Learn how to turn broadcast work experience into a hireable media portfolio with logs, cue sheets, showreels and technical write-ups.

If you get the chance to do broadcast work experience on an on-site live production, treat it like a portfolio factory. The smartest students do not leave with only a good memory and a thank-you email; they leave with proof. In live broadcast, proof looks like camera logs, cue sheets, technical write-ups, short showreels, and a clean story about what you contributed under pressure. That is what turns a placement into a media portfolio that can help you win the next student placement, internship, casual roster shift, or graduate role.

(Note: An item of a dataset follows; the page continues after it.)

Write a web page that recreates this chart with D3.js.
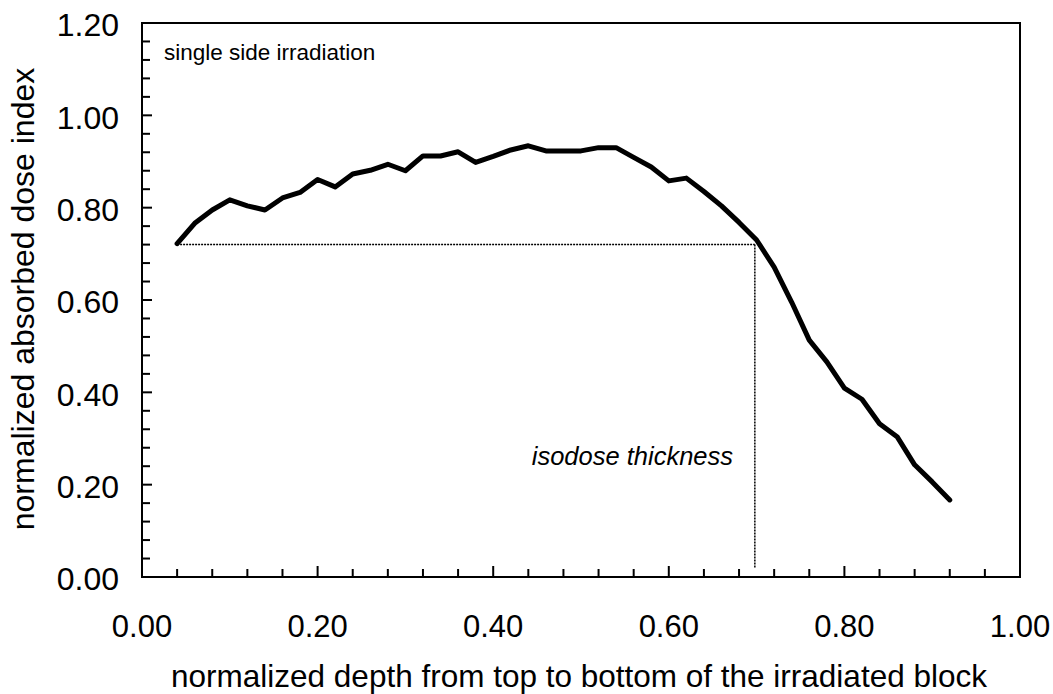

This guide is a step-by-step playbook for capturing, documenting, and packaging your placement so it becomes hireable within weeks. You will learn what to record during the shift, how to organize it afterward, and how to present it in a way employers understand. If you are also building your wider career plan, pair this with advice on which study fields produce stronger job outcomes, free career tests for students, and finding scholarships faster with AI search.

1) Reframe the Placement: You Are Building Assets, Not Just Observing

Think like a producer, not a passenger

Many students arrive on set assuming the value of the placement is simply being there. That mindset wastes the opportunity. In live production, every department creates artifacts: vision operators create logs, audio teams create patch notes, camera assistants track lens changes, and producers create cue references and rundowns. Your job is to notice which of those artifacts are shareable, which can be recreated without disrupting the crew, and which can be transformed into portfolio evidence later. This is the same logic used in turning experience into reusable playbooks in professional teams.

Identify the evidence employers actually trust

Hiring managers in media care less about vague claims like “I was on a sports broadcast” and more about specific signs of competence. Can you keep a clean live production log? Do you understand call times, camera shading, playback cues, intercom etiquette, and handover discipline? Can you explain what happened when the show ran late, the talent changed, or the graphics package was updated? These details show professionalism, and they are also what make your portfolio believable. In live environments, credibility is built the same way as in fast-break reporting: through accuracy, timing, and clear documentation.

Set the portfolio goal before day one

Before the placement starts, decide what outcome you want. Are you aiming for an edit assistant role, a camera trainee role, a production assistant role, or general broadcast operations work? Your target determines what you capture. For example, someone aiming at editing should prioritize shot selection notes, media management, and post-run QC observations, while someone aiming at floor or studio work should focus on cue timing, comms flow, and safety processes. If you do not define the goal, you will collect random notes instead of useful proof.

2) What to Record During the Shift: Your Live Production Log System

Use a simple, repeatable logging format

Your live production log should be quick enough to maintain during a hectic broadcast. Use four columns: time, event, your action, and learning. Example: 17:42, talent entrance changed, relayed update to runner, learned how last-minute talent movement affects cue stack timing. That style gives you a usable record without overloading you with prose. The result is a practical log you can later turn into a case study, resume bullet, or interview example.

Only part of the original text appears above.